Asked about whether Trump would raise issues of human rights with General el-Sisi, a senior administration official told reporters, “Our approach is to handle these types of sensitive issues in a private, more discreet way.”
This approach is part of a wider policy of dispensing with human rights rhetoric in the interests of more aggressively pursuing US strategic interests and prosecuting military operations, particularly in the Middle East. Last week, Secretary of State Rex Tillerson announced that Washington is waiving human rights restrictions on arms sales to Bahrain, whose Sunni monarchy has ruthlessly repressed the county’s Shia majority population. The sale of F-16 fighter jets and other weaponry is bound up with an escalation of the US intervention in Yemen, where Saudi Arabia, Bahrain and the other wealthy Gulf oil sheikdoms are waging a vicious war against the most impoverished population in the Arab world.
In advance of the White House visit, the Trump administration released a statement praising el-Sisi for his struggle against “terrorism” as well as for having “initiated courageous and historic economic reforms.” The latter refers to the slashing of subsidies, the floating of Egypt’s currency and other measures that have driven up unemployment, doubled the inflation rate to some 30 percent and cut bread rations, provoking demonstrations in Cairo, Alexandria and other cities of crowds chanting “we want bread” and “down with Sisi.”

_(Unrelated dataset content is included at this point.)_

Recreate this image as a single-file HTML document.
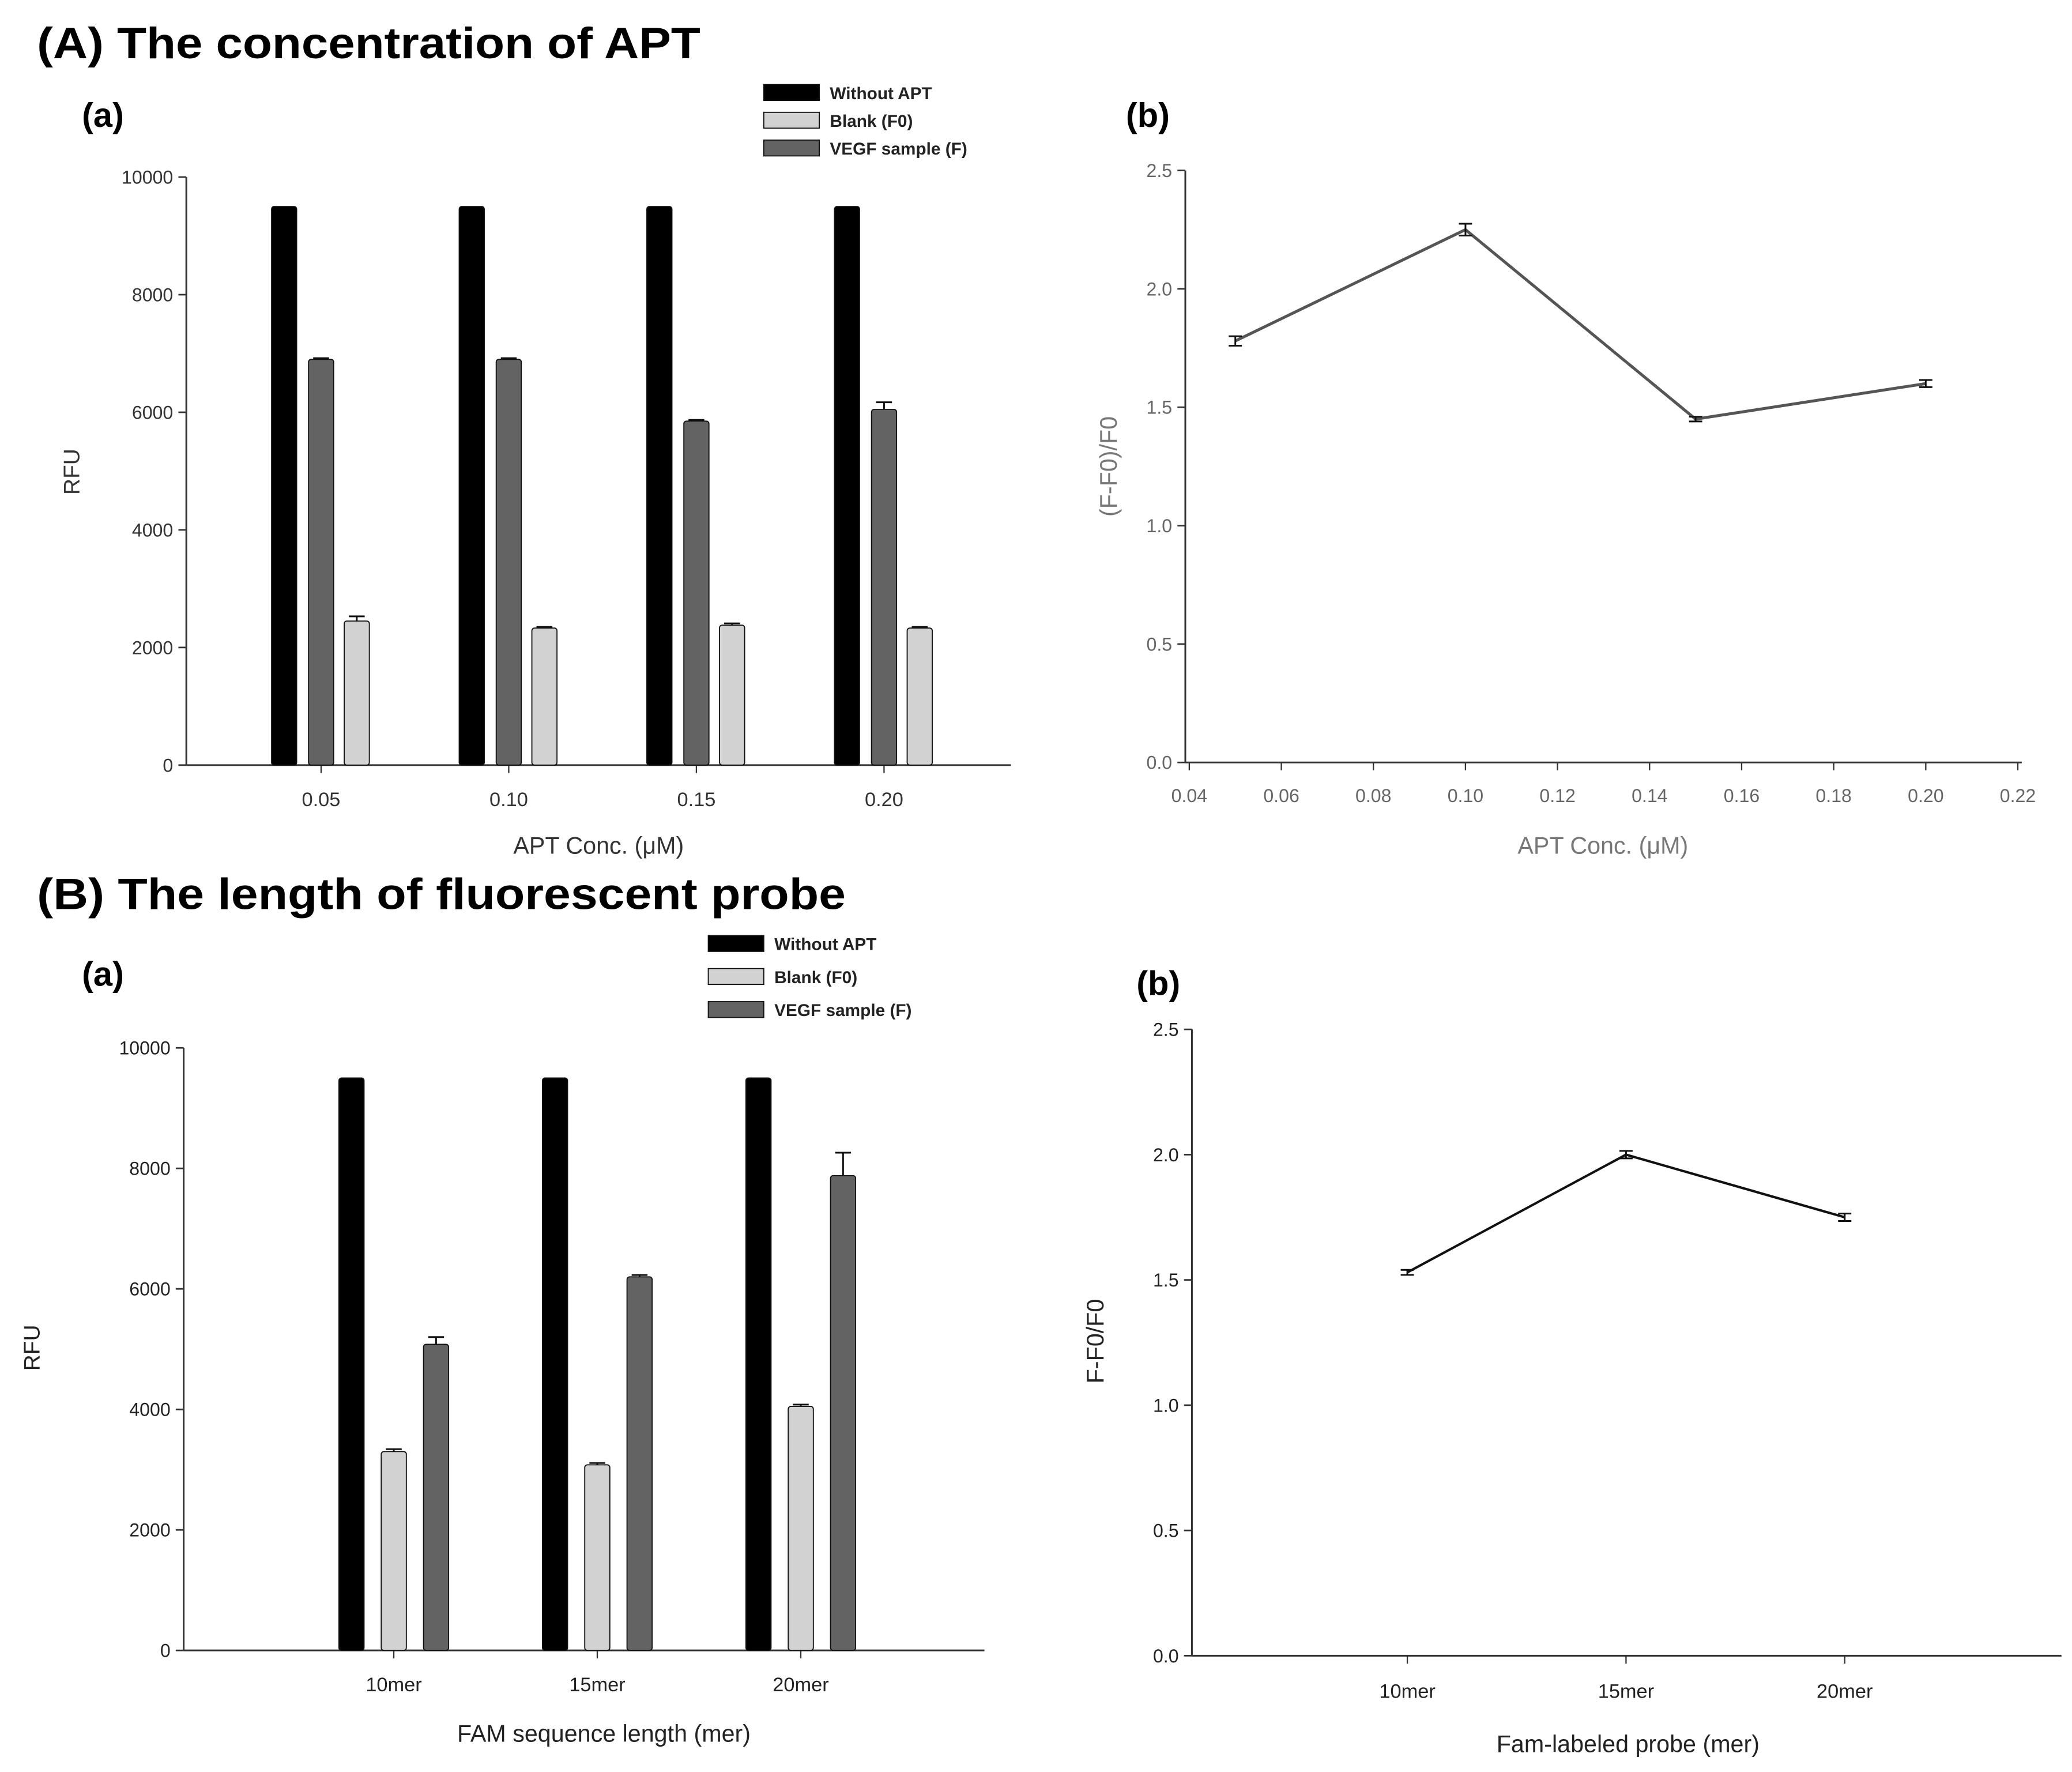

Washington counts on Sisi to use an iron fist to crush such manifestations of social discontent. This is what explains Trump’s own infatuation with the Egyptian dictator.
After a meeting with el-Sisi on the sidelines of the United Nations General Assembly last fall, Trump described the dictator as “a fantastic guy.” He praised his repression, declaring, “He took control of Egypt, and he really took control of it.”
This is not merely a matter of foreign policy or even the personal pleasure Trump and similar parasitical billionaires take in rubbing shoulders with mass killers and war criminals. What the US president sees in the bloody events in Egypt is America’s future. Under conditions of ever widening social inequality, he and the ruling class he represents are prepared to unleash similar massacres and mass arrests to defend their wealth and power from an uprising by the working class.